Subway Puts Ad Account On The Menu As 'Anti-American' Ads Come Under Attack

Diet-conscious fast-food sandwich chain Subway, which parted with Fallon in June, has officially placed its $220 million global ad account in review. McCarthy Mambro Bertino (MMB), which has been acting as interim agency for the Subway Franchisee Advertising Fund Trust since its split with Fallon, will participate in the closed review.

New York-based Joanne Davis Consulting is handling the search/review process, but the company would not say whether unbundling media is an option.

Michele DiNello, director of corporate communications at Subway, said a decision would be made in time to launch new advertising in the first quarter of 2005, but would not say whether fat-melting spokesman Jared will play a role in future campaigns.

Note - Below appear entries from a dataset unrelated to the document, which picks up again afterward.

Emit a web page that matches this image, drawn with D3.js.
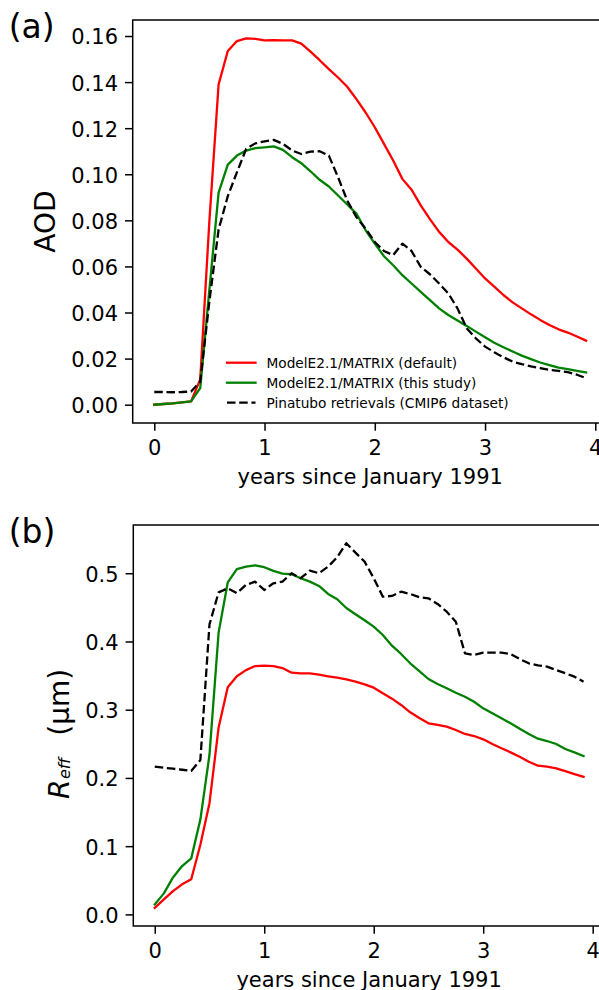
<!DOCTYPE html>
<html>
<head>
<meta charset="utf-8">
<script src="https://cdn.jsdelivr.net/npm/d3@7/dist/d3.min.js"></script>
<style>
  html, body { margin: 0; padding: 0; background: #ffffff; }
  svg { display: block; font-family: "DejaVu Sans", sans-serif; }
</style>
</head>
<body>
<svg id="fig" width="599" height="990"></svg>
<script>
// Monthly model output, January 1991 onwards (48 months)
const monthIndex = d3.range(48);
const years = monthIndex.map(m => m / 12);

// Panel (a): aerosol optical depth
const aodDefault = [0.0, 0.0003, 0.0006, 0.001, 0.0014, 0.011, 0.08, 0.139, 0.1535, 0.1578,
  0.159, 0.1588, 0.1581, 0.1582, 0.1581, 0.1581, 0.1567, 0.1532, 0.1495, 0.1456,
  0.142, 0.138, 0.1326, 0.1268, 0.1204, 0.1132, 0.106, 0.098, 0.0933, 0.0865,
  0.0805, 0.075, 0.0706, 0.0673, 0.0634, 0.0591, 0.0548, 0.0512, 0.0476, 0.0444,
  0.0418, 0.0392, 0.0368, 0.0346, 0.0327, 0.0313, 0.0296, 0.0278];
const aodThisStudy = [0.0, 0.0003, 0.0006, 0.001, 0.0014, 0.0072, 0.05, 0.092, 0.1042, 0.1081,
  0.1103, 0.1113, 0.1117, 0.1121, 0.1106, 0.1074, 0.1048, 0.1013, 0.0976, 0.0947,
  0.0908, 0.0869, 0.0829, 0.0757, 0.0699, 0.0644, 0.0605, 0.0562, 0.0526, 0.049,
  0.0454, 0.0418, 0.0389, 0.0365, 0.0342, 0.0317, 0.0293, 0.0269, 0.0249, 0.0231,
  0.0213, 0.0198, 0.0183, 0.0172, 0.0161, 0.0154, 0.0147, 0.014];
const aodRetrieval = [0.0055, 0.0055, 0.0054, 0.0055, 0.0057, 0.01, 0.045, 0.076, 0.0905, 0.1009,
  0.111, 0.1134, 0.1143, 0.1149, 0.1132, 0.1103, 0.1088, 0.1098, 0.11, 0.1081,
  0.0987, 0.0886, 0.0814, 0.0764, 0.0706, 0.0667, 0.0649, 0.0699, 0.0667, 0.0598,
  0.0566, 0.0526, 0.0483, 0.0418, 0.0332, 0.0288, 0.0252, 0.0228, 0.0206, 0.0187,
  0.0176, 0.0166, 0.0159, 0.0151, 0.0147, 0.0141, 0.013, 0.0115];

// Panel (b): effective radius (μm)
const reffDefault = [0.0097, 0.022, 0.0342, 0.044, 0.0515, 0.102, 0.163, 0.274, 0.333, 0.349,
  0.358, 0.364, 0.3646, 0.364, 0.3611, 0.3543, 0.3533, 0.3533, 0.3513, 0.349,
  0.347, 0.3445, 0.341, 0.3372, 0.3323, 0.324, 0.3162, 0.307, 0.2962, 0.2878,
  0.28, 0.2776, 0.2751, 0.2702, 0.2644, 0.2614, 0.2566, 0.2497, 0.2434, 0.2375,
  0.2311, 0.2238, 0.2179, 0.2165, 0.214, 0.2101, 0.2057, 0.2018];
const reffThisStudy = [0.0147, 0.0308, 0.0542, 0.0708, 0.0821, 0.139, 0.234, 0.413, 0.4865, 0.5059,
  0.5097, 0.5117, 0.5088, 0.5034, 0.4995, 0.4985, 0.4927, 0.4877, 0.4814, 0.4697,
  0.4619, 0.4491, 0.4399, 0.4311, 0.4217, 0.4095, 0.3938, 0.3817, 0.368, 0.3567,
  0.345, 0.3377, 0.3314, 0.3249, 0.319, 0.3117, 0.302, 0.2947, 0.2874, 0.28,
  0.2722, 0.2644, 0.2575, 0.2541, 0.2497, 0.2424, 0.2375, 0.2321];
const reffRetrieval = [0.2165, 0.215, 0.2135, 0.212, 0.2103, 0.2262, 0.425, 0.472, 0.478, 0.4707,
  0.4829, 0.4877, 0.4755, 0.4853, 0.4877, 0.5, 0.4927, 0.5038, 0.5, 0.5097,
  0.5235, 0.544, 0.5302, 0.517, 0.4927, 0.4657, 0.4667, 0.473, 0.4697, 0.4648,
  0.4633, 0.455, 0.4437, 0.429, 0.3827, 0.3802, 0.3836, 0.3836, 0.3836, 0.3817,
  0.3743, 0.368, 0.3651, 0.3631, 0.3582, 0.3534, 0.3484, 0.341];

const seriesNames = ["ModelE2.1/MATRIX (default)", "ModelE2.1/MATRIX (this study)", "Pinatubo retrievals (CMIP6 dataset)"];
const seriesColors = ["#ff0000", "#008000", "#000000"];
const seriesDashed = [false, false, true];

const xTicks = [0, 1, 2, 3, 4];
const aodTicks = [0.00, 0.02, 0.04, 0.06, 0.08, 0.10, 0.12, 0.14, 0.16];
const reffTicks = [0.0, 0.1, 0.2, 0.3, 0.4, 0.5];
const xLabel = "years since January 1991";

const svg = d3.select("#fig");
const LW = 2.3, DASH = "8.5,3.7";
const TICK_FS = 21, TICK_LEN = 7.7, AX_LW = 1.5;

// matplotlib-style 5% data margins
function padded(ext) {
  const d = ext[1] - ext[0];
  return [ext[0] - 0.05 * d, ext[1] + 0.05 * d];
}

function drawPanel(cfg) {
  const g = svg.append("g");
  const x = d3.scaleLinear().domain(padded(d3.extent(years))).range([cfg.left, cfg.right]);
  const allVals = cfg.series.flat();
  const y = d3.scaleLinear().domain(padded(d3.extent(allVals))).range([cfg.bottom, cfg.top]);

  // data lines
  const line = d3.line().x((d, i) => x(years[i])).y(d => y(d));
  cfg.series.forEach((vals, k) => {
    g.append("path")
      .datum(vals)
      .attr("d", line)
      .attr("fill", "none")
      .attr("stroke", seriesColors[k])
      .attr("stroke-width", LW)
      .attr("stroke-linejoin", "round")
      .attr("stroke-linecap", seriesDashed[k] ? "butt" : "square")
      .attr("stroke-dasharray", seriesDashed[k] ? DASH : null);
  });

  // axes frame
  g.append("rect")
    .attr("x", cfg.left).attr("y", cfg.top)
    .attr("width", cfg.right - cfg.left).attr("height", cfg.bottom - cfg.top)
    .attr("fill", "none").attr("stroke", "#000").attr("stroke-width", AX_LW);

  // y axis
  const yAx = g.append("g").attr("transform", `translate(${cfg.left},0)`)
    .call(d3.axisLeft(y).tickValues(cfg.yTicks).tickFormat(d3.format(cfg.yFormat))
      .tickSize(TICK_LEN).tickPadding(7));
  yAx.select(".domain").remove();
  yAx.selectAll(".tick line").attr("stroke", "#000").attr("stroke-width", AX_LW);
  yAx.selectAll(".tick text").attr("font-size", TICK_FS).attr("fill", "#000")
    .attr("font-family", "DejaVu Sans").attr("dy", "0.38em");

  // x axis
  const xAx = g.append("g").attr("transform", `translate(0,${cfg.bottom})`)
    .call(d3.axisBottom(x).tickValues(xTicks).tickFormat(d3.format("d"))
      .tickSize(TICK_LEN).tickPadding(7));
  xAx.select(".domain").remove();
  xAx.selectAll(".tick line").attr("stroke", "#000").attr("stroke-width", AX_LW);
  xAx.selectAll(".tick text").attr("font-size", TICK_FS).attr("fill", "#000")
    .attr("font-family", "DejaVu Sans").attr("y", 31.5).attr("dy", null);

  // x label centred on the axes
  g.append("text")
    .attr("x", (cfg.left + cfg.right) / 2).attr("y", cfg.bottom + 60.5)
    .attr("text-anchor", "middle").attr("font-size", TICK_FS).attr("fill", "#000")
    .text(xLabel);

  // panel tag
  g.append("text")
    .attr("x", 8.7).attr("y", cfg.top + cfg.tagDy)
    .attr("font-size", 33).attr("fill", "#000")
    .text(cfg.tag);

  return { g, x, y };
}

// Panel (a)
const pa = drawPanel({
  left: 132.7, right: 607.7, top: 20, bottom: 423,
  series: [aodDefault, aodThisStudy, aodRetrieval],
  yTicks: aodTicks, yFormat: ".2f", tag: "(a)", tagDy: 17.5
});
pa.g.append("text")
  .attr("transform", `translate(55,${(20 + 423) / 2}) rotate(-90)`)
  .attr("text-anchor", "middle").attr("font-size", 28).attr("fill", "#000")
  .text("AOD");

// legend for panel (a)
const leg = pa.g.append("g");
seriesNames.forEach((name, k) => {
  const cy = 362.7 + k * 20;
  leg.append("line")
    .attr("x1", 227).attr("x2", 255.5).attr("y1", cy).attr("y2", cy)
    .attr("stroke", seriesColors[k]).attr("stroke-width", LW)
    .attr("stroke-linecap", seriesDashed[k] ? "butt" : "square")
    .attr("stroke-dasharray", seriesDashed[k] ? DASH : null);
  leg.append("text")
    .attr("x", 266.5).attr("y", cy + 5)
    .attr("font-size", 13.7).attr("fill", "#000")
    .text(name);
});

// Panel (b)
const pb = drawPanel({
  left: 133.3, right: 605, top: 525, bottom: 926,
  series: [reffDefault, reffThisStudy, reffRetrieval],
  yTicks: reffTicks, yFormat: ".1f", tag: "(b)", tagDy: 17.5
});
const yl = pb.g.append("text")
  .attr("transform", "translate(68.5,799) rotate(-90)")
  .attr("text-anchor", "start").attr("font-size", 28).attr("fill", "#000");
yl.append("tspan").attr("font-style", "italic").text("R");
yl.append("tspan").attr("font-style", "italic").attr("font-size", 16)
  .attr("dx", 0.5).attr("dy", 1.5).text("eff");
yl.append("tspan").attr("dx", 13).attr("dy", -1.5).text(" (μm)");
</script>
</body>
</html>
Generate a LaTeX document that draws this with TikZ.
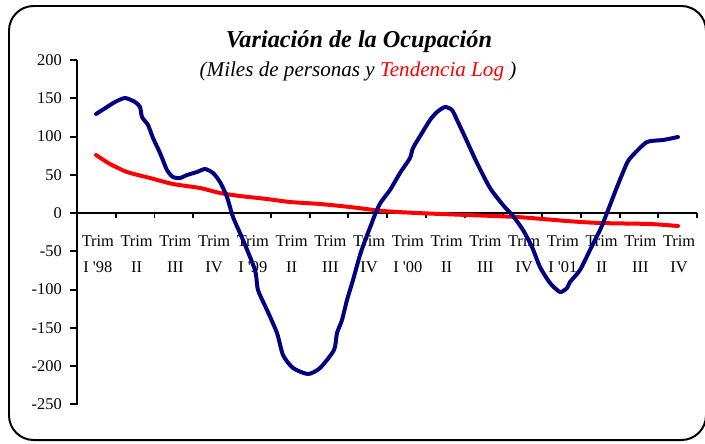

Meanwhile, the National Legal and Policy Center Wednesday called on Milford, Conn.-based Subway to stop an ad campaign in Germany it deemed anti-American. Subway restaurants in Germany, it said, are utilizing tray-liners and posters promoting the film "Super Size Me."

The ads show an obese Statue of Liberty holding a package of fries and a hamburger and begin with the headline "Why Are Americans So Fat?" Next appears a Michael Moore quote: "The only time I have been scared for my life has been going through a McDonald's drive-thru."

The ads conclude urging consumers to watch "Super Size Me," "A true fat film by Morgan Spurlock ... Now in theaters!"